O contexto é o da mais absoluta miséria social, aquela que afeta o discernimento das pessoas, descrita no vocabulário marxista clássico como o ambiente do lumpemproletariado.
Dificilmente se irá encontrar essa abordagem na imprensa hegemônica, porque isso significaria penetrar nas contradições do capitalismo e nas dores que uma sociedade sofre no processo de reduzir as diferenças sociais. Por essa razão, o leitor de jornais precisaria buscar algumas fontes primárias para compreender como determinados segmentos da população podem viver na fronteira da civilização com a barbárie, em pleno século 21.
Antes, porém, convém observar que a visão de mundo obscurantista não é característica exclusiva do indivíduo miserável, sem educação formal. Essa espécie de analfabetismo político, que inibe a consciência do papel do indivíduo no contexto social, também se revela nas camadas superiores de renda e de escolaridade.
As manifestações de não-civilidade das classes privilegiadas podem ser observadas na opinião de colunistas da imprensa que estimulam o radicalismo e a intolerância. Trata-se, neste caso, de uma lumpemburguesia, tão pobre de espírito quanto os lumpemproletários.
As dores da democracia
A expressão lumpemburguesia foi criada por Andreas Gunder Frank (1929-2005), sociólogo e economista americano de origem alemã, cujas ideias, curiosamente, têm origem semelhante às que levaram o sociólogo brasileiro Fernando Henrique Cardoso a adaptar a teoria da dependência econômica à América Latina.
Frank elaborou essa derivação da expressão marxista para identificar a presença do analfabetismo político no topo da pirâmide social, ao descrever o perfil reacionário e irracional de certa classe burguesa latino-americana, que repudia sua nacionalidade e age contra os interesses de seu próprio povo.
Por que estamos derivando para esse tema?

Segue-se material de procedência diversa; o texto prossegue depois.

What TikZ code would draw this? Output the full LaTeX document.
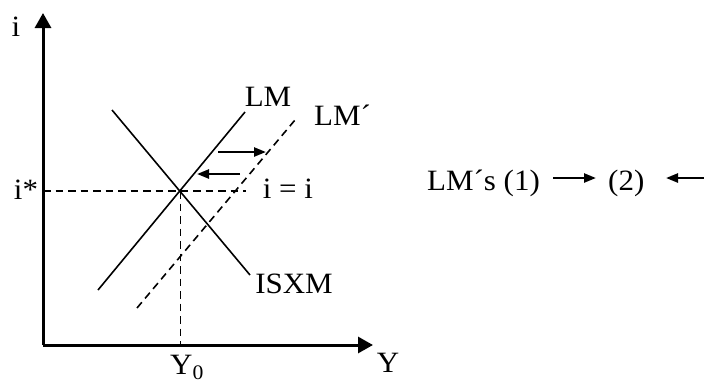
\documentclass[tikz,border=0pt]{standalone}
\usepackage{fontspec}
\setmainfont{Liberation Serif}[FakeStretch=1.05]
\usetikzlibrary{arrows.meta}
\begin{document}
\begin{tikzpicture}[x=1pt,y=-1pt,
  lbl/.style={inner sep=0pt,font=\fontsize{29.5}{32}\selectfont},
  axis/.style={line width=3pt,-{Triangle[length=15pt,width=16pt]}},
  curve/.style={line width=1.6pt},
  dcurve/.style={line width=1.6pt,dash pattern=on 7.5pt off 5pt},
  shiftarrow/.style={line width=2.4pt,-{Triangle[length=12pt,width=9pt]}}]
\useasboundingbox (0,0) rectangle (704,381);
% axes
\coordinate (O) at (43,345);
\coordinate (ytop) at (43,13);
\coordinate (xend) at (373,345);
\draw[axis] (O) -- (ytop);
\draw[axis] (O) -- (xend);
% curves
\coordinate (E) at (180.5,191);
\coordinate (LMa) at (98,290);
\coordinate (LMb) at (245,112);
\coordinate (ISa) at (112,110);
\coordinate (ISb) at (250,275);
\coordinate (LPa) at (137,308);
\coordinate (LPb) at (295,120);
\coordinate (Hl) at (43,191);
\coordinate (Hr) at (246,191);
\coordinate (Vb) at (180.5,345);
\draw[curve] (LMa) -- (LMb);
\draw[curve] (ISa) -- (ISb);
\draw[dcurve] (LPa) -- (LPb);
\draw[dcurve] (Hl) -- (Hr);
\draw[dcurve] (E) -- (Vb);
% shift arrows
\coordinate (r1) at (218,152);
\coordinate (r2) at (266,152);
\coordinate (l1) at (240,174);
\coordinate (l2) at (197,174);
\draw[shiftarrow] (r1) -- (r2);
\draw[shiftarrow] (l1) -- (l2);
% labels
\node[lbl,anchor=base] (li) at (16,36) {i};
\node[lbl,anchor=base] (listar) at (26,199) {i*};
\node[lbl,anchor=base] (lLM) at (268,106) {LM};
\node[lbl,anchor=base west] (lLMp) at (314,125) {LM´};
\node[lbl,anchor=base] (lii) at (288,198) {i = i};
\node[lbl,anchor=base] (lIS) at (294,293) {ISXM};
\node[lbl,anchor=base] (lY0) at (187,374) {Y\textsubscript{0}};
\node[lbl,anchor=base] (lY) at (388,372) {Y};
% right-hand line
\node[lbl,anchor=base west] (t1) at (427,190) {LM´s (1)};
\node[lbl,anchor=base west] (t2) at (608,190) {(2)};
\coordinate (a1) at (553,178);
\coordinate (a2) at (596,178);
\coordinate (b1) at (705,178);
\coordinate (b2) at (666,178);
\draw[shiftarrow] (a1) -- (a2);
\draw[shiftarrow] (b1) -- (b2);
\end{tikzpicture}
\end{document}
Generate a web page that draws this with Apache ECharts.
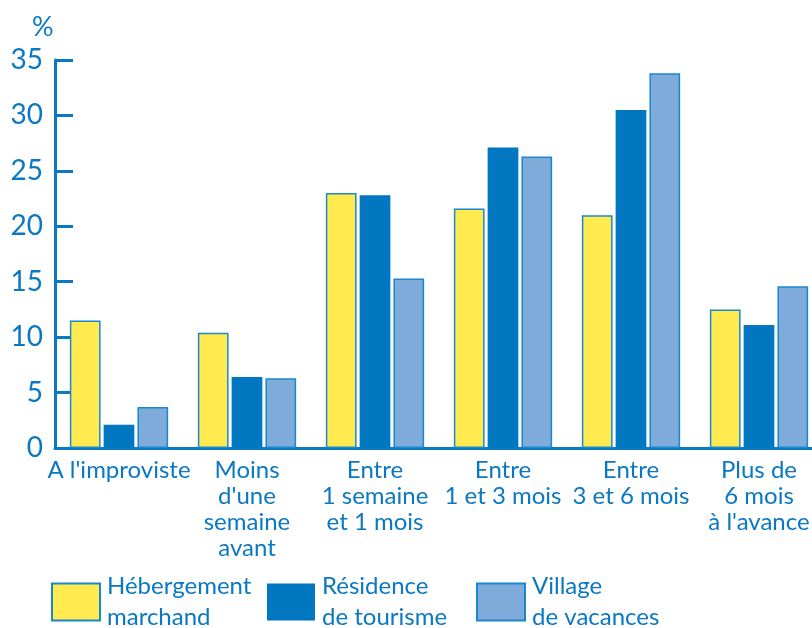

O que isso tem a ver com o assassinato brutal de Fabiane Maria de Jesus?
Porque a imprensa, objeto de nossa observação, parece justificadamente indignada com o trucidamento da dona de casa, mas não percebe o mal que produz ao tolerar os linchamentos morais que fazem a rotina de suas páginas. Ao despejar seletivamente suas rajadas contra as instituições públicas, a imprensa provoca a demonização dos poderes republicanos, criando no imaginário do lumpemburguês e do lumpemproletário uma aversão ao regime democrático e à legitimidade da ordem social.
É função da imprensa fazer a crítica pública do poder, mas também é sua obrigação fazer a defesa do regime democrático, sem o qual a própria imprensa deixa de existir. O descrédito de instituições como o Congresso Nacional, por exemplo, tem origem no desempenho de parte de seus integrantes, atados em alianças que desfazem o sentido ideológico do sistema político, mas não há como fugir à evidência de que as denúncias espetaculosas, sempre discriminadas em função desta ou daquela sigla, dão ao analfabeto político a convicção de que é tudo a mesma porcaria.
O lumpemproletário se julga dotado de uma razão pura ao promover o que considera “justiçamento”. O lumpemburguês considera justificados seus preconceitos pela visão depreciativa que a imprensa lhe apresenta diariamente de seu próprio país e seu povo.
Entre os dois focos da ignorância, a democracia brasileira sofre as dores do crescimento.